Economics

Multi-Fibre Arrangement

Published Apr 29, 2024

Definition of Multi-Fibre Arrangement (MFA)

The Multi-Fibre Arrangement (MFA) was an international trade agreement that imposed quotas on the amount of textiles and clothing that developing countries could export to developed countries. Initiated in 1974 and expired in 2005, the MFA was intended to allow developed countries to adjust to imports from the developing world gradually. However, it has been criticized for being a form of protectionism that hindered the growth of the textile industry in developing nations.

Background and Implementation

The MFA originated from concerns in developed countries over the rapidly increasing textile imports from developing countries, which were seen as a threat to domestic textile industries. The arrangement was part of the General Agreement on Tariffs and Trade (GATT), now known as the World Trade Organization (WTO). The MFA allowed developed countries to set quotas limiting the import of textiles and clothes from individual developing countries. These quotas were negotiated bilaterally and varied from one country to another.

Impact on Global Trade

The MFA significantly impacted global trade patterns by controlling the flow of textiles and clothing from developing to developed countries. On the one hand, it protected jobs in developed countries’ textile industries by limiting foreign competition. On the other hand, it constrained the growth potential of the textile sector in developing countries, which often had a comparative advantage in textile production due to lower labor costs.

Moreover, the MFA contributed to the phenomenon of “quota hopping.” Manufacturers in developing countries, facing restrictive quotas in their home countries, would move production to other developing countries where quotas were not yet filled. This led to the spread of textile and apparel manufacturing across a broader range of developing nations.

End of the MFA and Its Consequences

The MFA was abolished at the end of 2004 as part of the agreement to integrate textile and clothing trade fully into the WTO rules. The end of the MFA led to fears of market disruption, with predictions that countries like China and India would dominate global textile trade. While these countries have indeed increased their market share, the impact was less severe than anticipated. The elimination of the MFA has allowed producers to streamline their supply chains and reduce costs, benefiting consumers worldwide with lower prices and greater variety.

However, the end of the MFA also posed challenges for smaller textile-producing countries, which could not compete with the manufacturing powerhouses. Some of these nations have struggled to maintain their footing in the global textile market in the absence of quota protections.

Frequently Asked Questions (FAQ)

What was the primary goal of the Multi-Fibre Arrangement?

The primary goal of the MFA was to protect domestic textile industries in developed countries from surging imports from developing countries by imposing quotas on these imports.

How did the MFA impact developing countries?

While the MFA provided some developing countries with access to developed markets, it also restricted their export potential and encouraged inefficient allocation of resources to “quota hop.” It limited the growth opportunities for their textile industries by capping exports to major markets.

What replaced the MFA?

The MFA was phased out and replaced by the Agreement on Textiles and Clothing (ATC), which gradually integrated textiles and clothing into the WTO rules over a ten-year period, reaching complete integration by January 1, 2005.
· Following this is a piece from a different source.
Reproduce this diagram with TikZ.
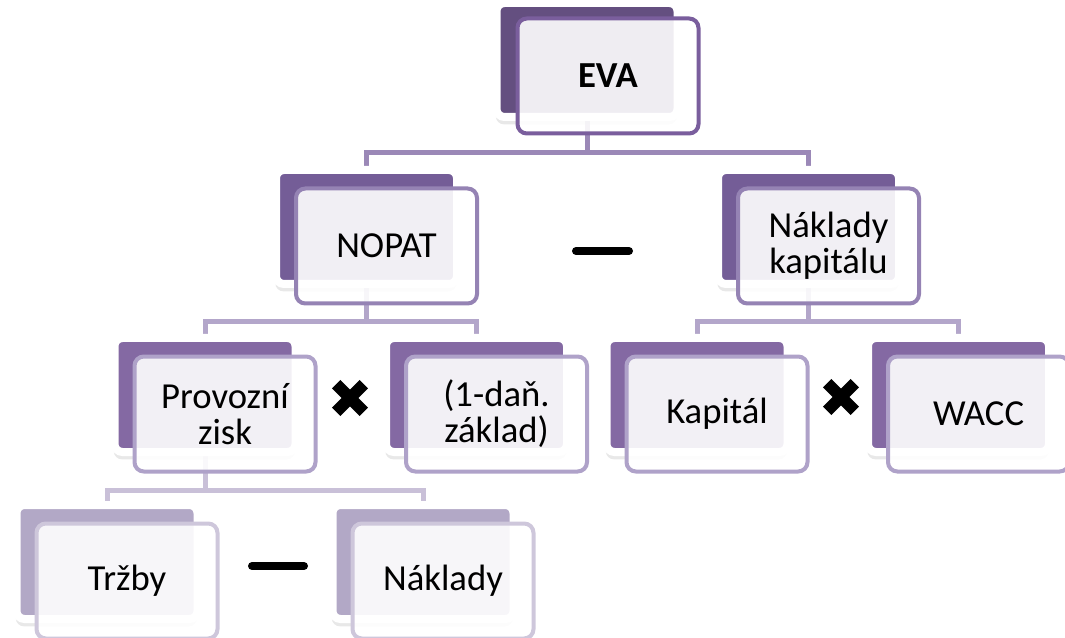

Has the end of the MFA benefited consumers?

Yes, the end of the MFA has generally benefited consumers by lowering prices and widening the variety of textile products available. The increased competition has led to improvements in quality and innovation within the industry.

How have countries adapted to the end of the MFA?

Different countries have adapted in various ways. Some countries with strong competitive advantages in textiles have seen rapid growth, while others have faced challenges competing in the open market. Adaptation strategies have included specializing in niche markets, improving technology and productivity, and moving up the value chain into more sophisticated textile products.